IN THIS AGE of pop-up shops and restaurants, why not a pop-up home? Designer Michael Richman took on an unusual project last fall: furnishing a 3,400-square-foot apartment in Trump International Hotel and Tower in conjunction with the art show Expo Chicago at Navy Pier. Curved walls of floor-to-ceiling windows presented challenges, but Richman “loved the drama of it.”

With about ten days to pull it together, he sprang into action, combining artwork from galleries represented at Expo with furniture and accessories from local vendors, including several pieces from his own collection. The result was an urbane, high-in-the-sky modern home that took shape, dazzled visitors, and disappeared as quickly as it came. (Who was that masked man?) Richman recently sat down to chat about the project, sharing tips on creating sophisticated spaces around contemporary art.

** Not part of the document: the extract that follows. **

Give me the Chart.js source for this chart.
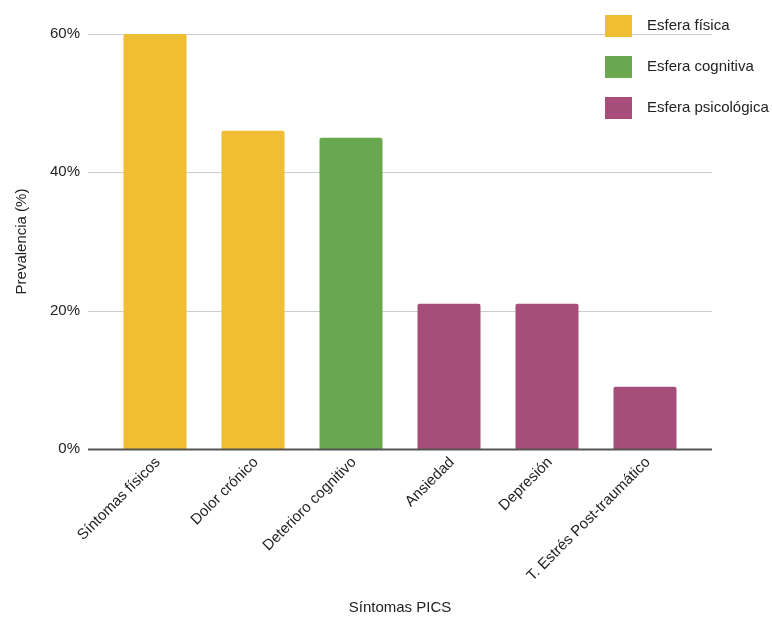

1. GO BEYOND YOUR WALLS  If you’ve got a great view, use it. The windows in this guest bedroom want no furniture pushed up against them, no drapery in the way. And the artwork—mirrored-vinyl lettering by Aaron Krach, applied to the glass—has major impact without taking up any space.

 

2. THINK BIG  In the living room, large furnishings with uncluttered lines cede the spotlight to David Maisel’s aerial photographs. A nine-foot sofa in an easy-to-work-with neutral fabric and a six-foot day bed were Richman’s starting points; between them, a coffee table with a poured-glass top is substantial without being ponderous. In the dining area, a mass-ive table with a stainless steel base and a top of Indonesian suar wood is joined by ottomans topped with sheepskin and a spriggy Swarovski crystal chandelier with LED bulbs.

 

3. MAKE FURNITURE STATEMENTS  Thinking of furniture as sculpture opens up all kinds of possibilities. In the den, a voluptuous sofa upholstered in tweeded wool is all about curves and comfort. “When you sit on it, it sort of envelops you,” Richman says. More functional art: Three smooth-finished, ebony-stained sections of teak trunks make excellent low tables.

 

4. STAY WITH THE GROUP  Display small- or medium-size works of art together for maximum impact; John Sparagna’s “Rupture and Void” photos of stacks of fashion magazines with holes drilled through them are arranged in an eye-catching grid in the entry. Richman mixed materials and periods to keep the symmetry interesting, positioning Louis XVI–style chairs on either side of a crisply contemporary marble-topped console with a white-gold leafed base. The chairs are upholstered with shiny vinyl in a rich hue.

 

5. PLAY WITH LAYERS  Now you see it, now you don’t: In the guest room, wood-block art and a lamp that swivels to enable bedtime reading sit on aLucite desk that Richman calls “there but not there”; Alex Webb’s photo of Ciudad Madero, Mexico, hangs over it. On the other side of the bed, a stump pedestal performs nightstand duties. Colorful stripes and patterns bring in the noise as well as the funk in a rug, a throw, and a pile of playful pillows.